Qual è la storia che mi racconto quando dico “ho fallito”?
Racconto a me stessa e agli altri “io non valgo abbastanza”, oppure “non ho le abilità richieste”, oppure “è troppo complicato per me”. Quando uso la parola “fallimento” la mia attenzione è tutta rivolta a ciò che non ho, il mio focus è sulla mancanza.
Qual è la storia che mi racconto quando dico “ho avuto successo”?
Il successo
Racconto a me stessa “sono brillante”, “io valgo”; e quando il successo ha richiesto un certo impegno e sforzo, perché non è stato un cammino facile, c’è qualcos’altro che dico: “ne è valsa davvero la pena!”, “alla fine ce l’ho fatta!”, “ho fatto bene a non mollare!”. Quando uso la parola “successo” la mia attenzione è orientata sul darmi valore o riconoscere il valore della fatica fatta e necessaria. Quando la mia mente è sintonizzata sulla parola “successo”, riesco a riconoscere il valore di tutti quei piccoli in-successi che sono stati necessari per raggiungere il mio risultato; e ammetto con umiltà che il risultato è stato sudato, che mi ci è voluto più di un tentativo per riuscire, che ci ho provato e riprovato, ancora e ancora.
I pensieri
Nello scrivere questo articolo ci sono state molte occasioni in cui ho riformulato le frasi e rivisto le parole che ho scelto; alcune frasi le ho scritte e poi cancellate completamente. Prima di scrivere l’articolo, ero consapevole che non l’avrei scritto di getto, che mi avrebbe richiesto sforzo e disponibilità nel provare e riprovare ancora. Se io ora non avessi completato l’articolo, avrei detto che sarebbe stato a causa di questi fallimenti. Ma ora che lo sto vedendo realizzarsi sotto i miei occhi, allora dico che è stato proprio grazie a quei continui ritocchi che questo mio prodotto è finito.
Il valore dei fallimenti
Quando ho successo, allora riconosco il valore dei fallimenti. Mentre quando sono nello stato mentale del “ho fallito” semplicemente mi dimentico di tutto questo. E la mancanza diventa onnicomprensiva, la mancanza è tutto quel che c’è e che riesco a vedere.

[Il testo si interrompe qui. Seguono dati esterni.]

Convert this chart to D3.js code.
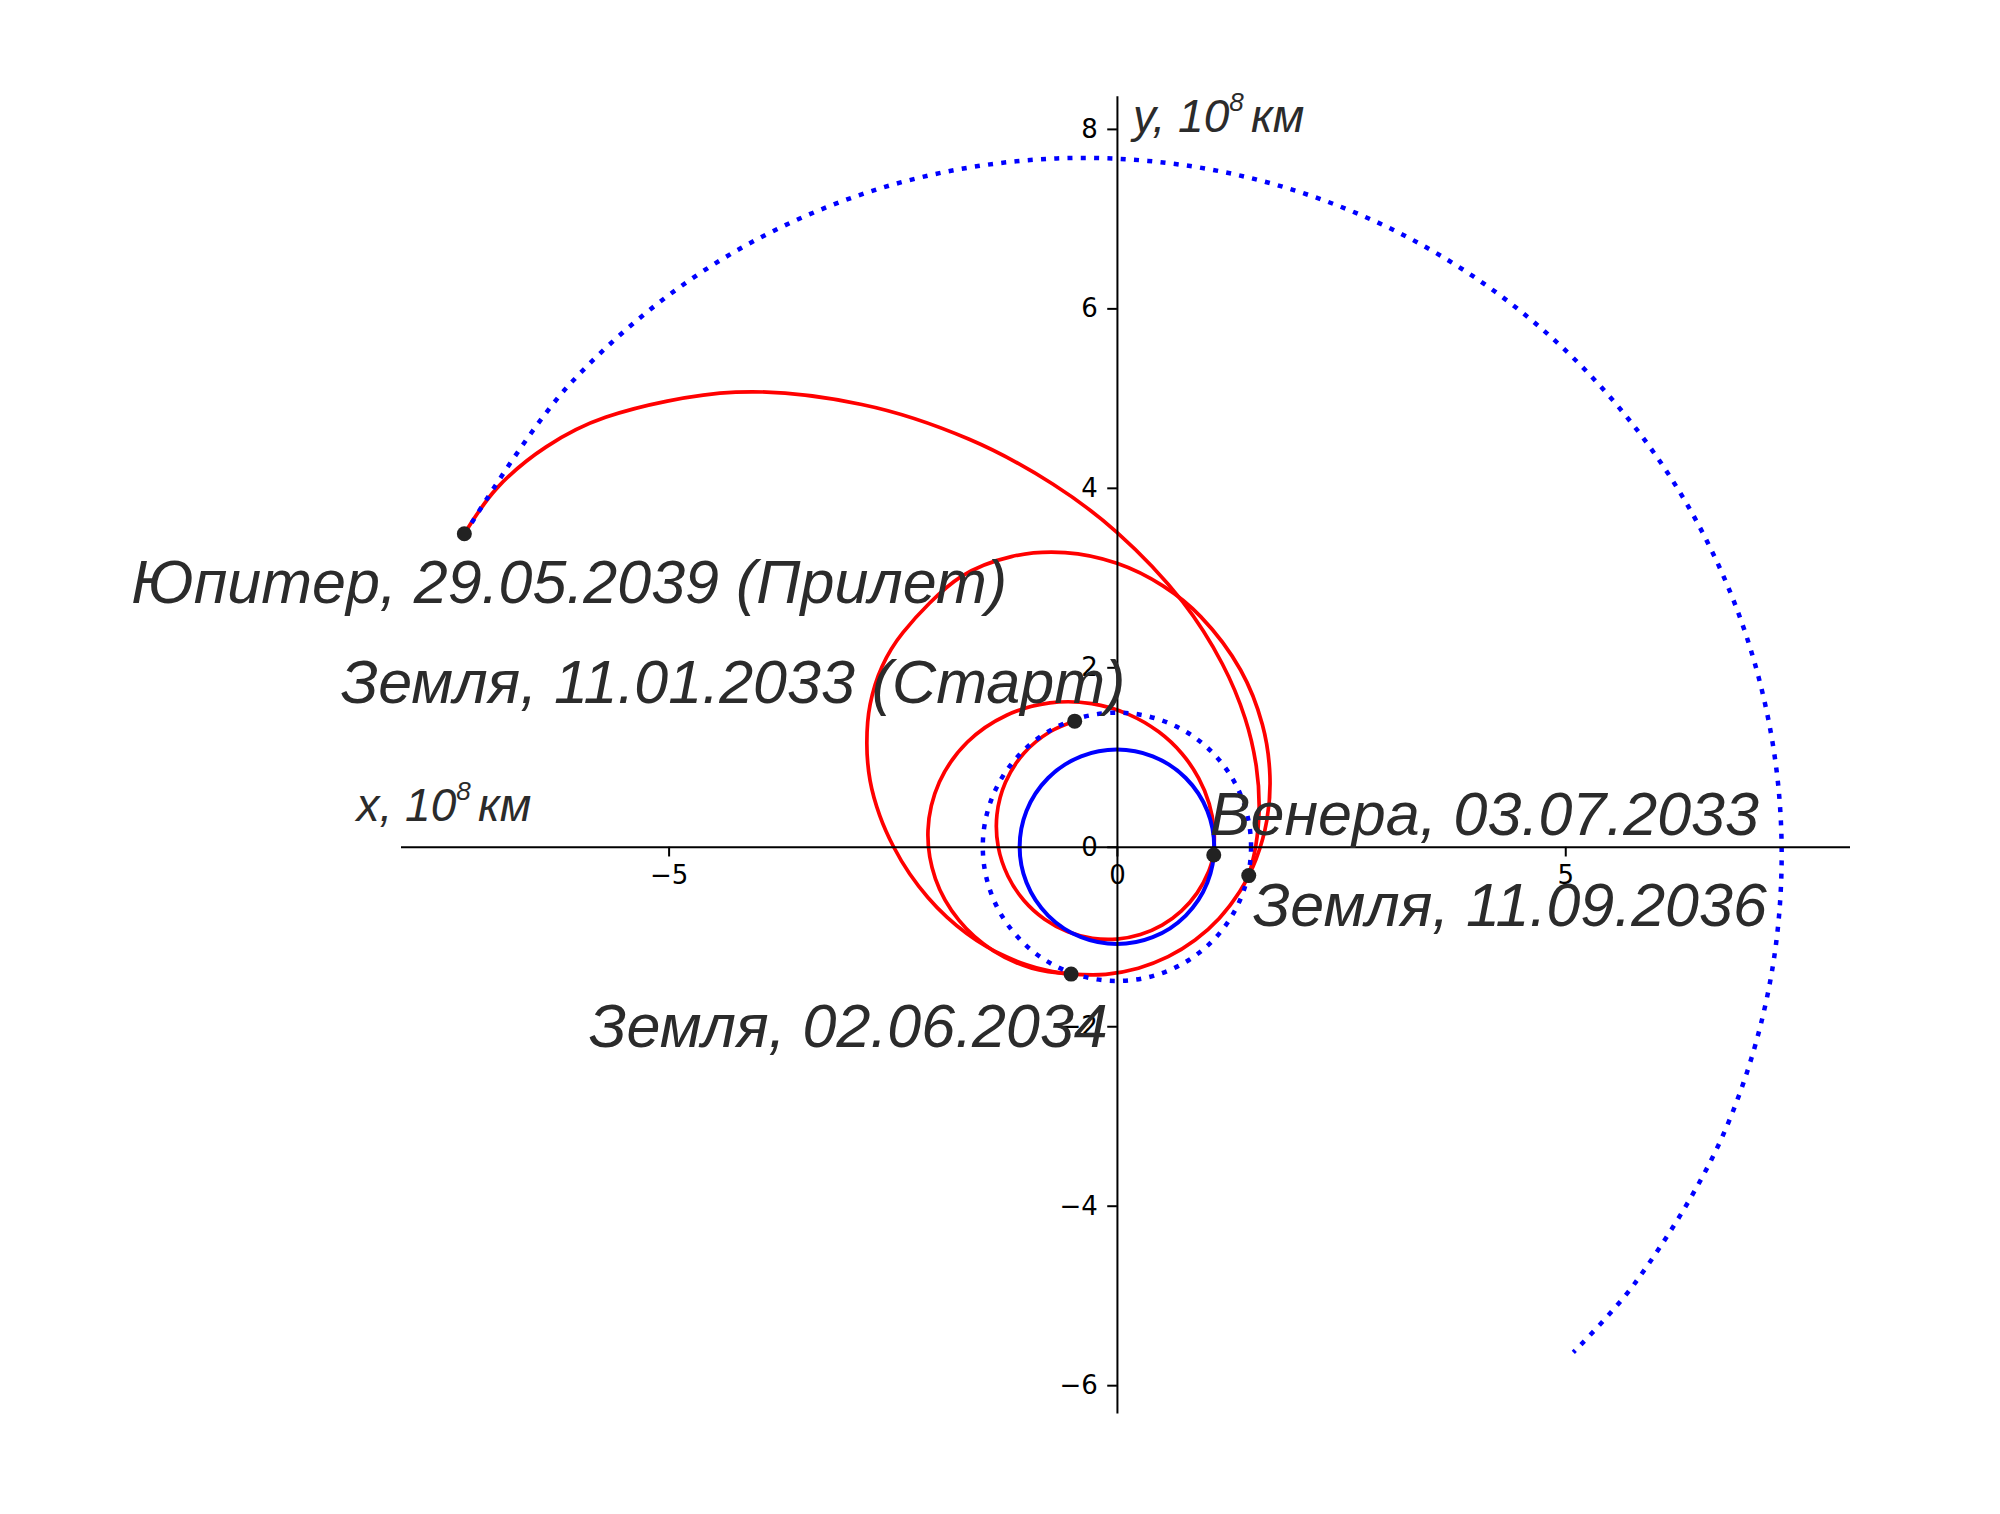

Quando mi ricordo (o qualcuno mi aiuta a ricordare), che il fallimento che sto soffrendo è la mia inabilità a vedere il successo che sto raggiungendo, quando mi ricordo che questo fallimento è la parte essenziale del successo che mi sta aspettando, allora io posso accettare che ciò che sto vivendo è una parte naturale della mia esperienza. E’ questa accettazione che crea lo spazio per ri-focalizzarmi sulle risorse di cui ho bisogno per continuare. Che cosa mi serve per risollevarmi nel mezzo di questo fallimento e proseguire verso il successo? Mi serve più riposo? Più tempo? Più informazioni o abilità? Più pratica? Tutto questo io lo chiamo “supporto”, ecco cosa mi serve: più supporto! Ciò che ora accade è che ho qualcosa su cui focalizzarmi: trovare il supporto che mi serve, piuttosto che focalizzarmi sul giudicarmi come un incapace.
Grandi fallimenti o grandi successi?
Il fallimento è un ingrediente fondamentale del successo; il fallimento è l’occasione che mi ricorda di che cosa ho bisogno per raggiungere il successo. Come ha dichiarato Yogananda, “Il fallimento è una stagione in cui piantare nuovi semi.”
Certo! Quante succulente occasioni la vita ci offre per ingabbiare noi stessi nell’idea di essere dei falliti seriali?
Anche Thomas Edison è stato punzecchiato in tal senso. A lui si deve il perfezionamento dell’invenzione della lampadina. Fece migliaia di tentativi (sembra circa 2.000) per mettere a punto la sua invenzione, si narra che usò anche un pelo di barba. Ebbene, durante una conferenza un giornalista gli chiese: “Ci dica, Mr. Edison, come ci si sente a fallire ben duemila volte nel tentativo di far funzionare qualcosa?”
La sua risposta fu: “Io non ho per niente fallito duemila volte! Ho semplicemente trovato millenovecento-novantanove modi su come non va fatta una lampadina.”